Visitors and believers travel from all over to visit the temple and see the tooth. We had the chance to attend one of the daily ceremonies where the tooth gets exhibited. Mingling with the faithful dressed in white, we were witnesses to the religious ardour that accompanies one of the best-known Buddha relics.




From Kandy, we were off to “Adam’s Peak”. A sacred site, the mountain has a 1.8m footprint at its top which is said to belong either to Shiva, Vishnu, Buddha or Adam, depending on your religious affinities. You can reach the top by way of an almost-eternal staircase that meanders along the mountain’s ridge.
A 5km upward climb with a 1km elevation gain, the way up is a definite test of faith and physical ability. We had heard of other travellers, out of time, needing to turn around just a few hundred meters shy from the summit because of the mass of pilgrims still before them. We therefore left in the early hours of the day to attempt to reach the summit by daylight. To our surprise, even if it was Christmas day, the way up was free of throngs of people and only held a few devout. We reached the summit in little less than two hours and waited for the sun to rise while enjoying a hot cup of tea from one of the many shops along the way.




Over the course of the past few days we had gone from the dry plans of northern Sri Lanka with Sigiriya to lowland rainforest in Kandy, slowly heading up to the Central Highlands, a mountainous region in the central-south of Sri Lanka, were we were then. After a well-deserved breakfast and nap, we were on our way to the main reason of our trip here, hiking among the tea plantations.



With a guide, we hiked through tea plantations by taking a mix of trails and public and private roads, the sun warm on our faces inhaling the crisp mountain air. We watched workers pick the young tea leaves, their dexterity and skill evident. We spent four days hiking, slowly moving from Nuwara Eliya to Ella, trying our best to avoid the pesty leeches on our path, taking dips in waterfalls and thoroughly enjoying the views. Because of British influence, many of the cities we visited kept architectural details from the period, but none left as undeniable a mark in the region as the endless tea plantations.

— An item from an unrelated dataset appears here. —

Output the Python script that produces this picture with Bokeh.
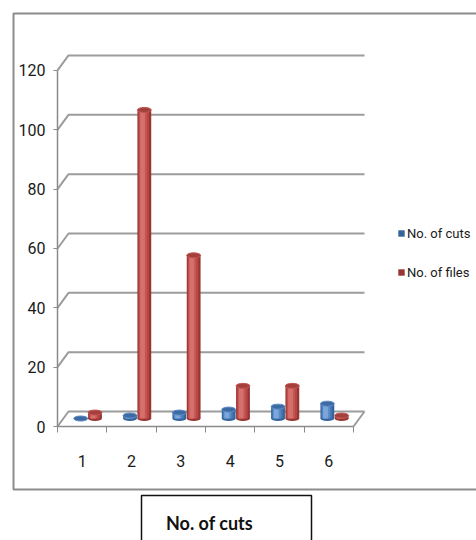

After four days of warm sunshine, delicious tea and lots of hiking, the day of our safari had arrived. Yes, a safari! Sri Lanka has an abundant flora and fauna including elephants, leopards, buffalos and crocodiles. We left the highlands for Udawalawe National Park which is home to herds of elephants. What a joy to observe these animals in the wild!



Our final days in Sri Lanka were spent enjoying the country’s amazing beaches in Tangalle, celebrating the New Year, and visiting Galle on our way back to Colombo. I became quite ill with a stomach bug during this part of the trip, and couldn’t quite enjoy the last days. Trying to find solace in this ending, it is but another reason to come back. Our trip was ever too short to enjoy all that Sri Lanka has to offer but, as a family, we were glad to have been able to see so much and spend the holidays together.
From my family to yours, have a wonderful 2026!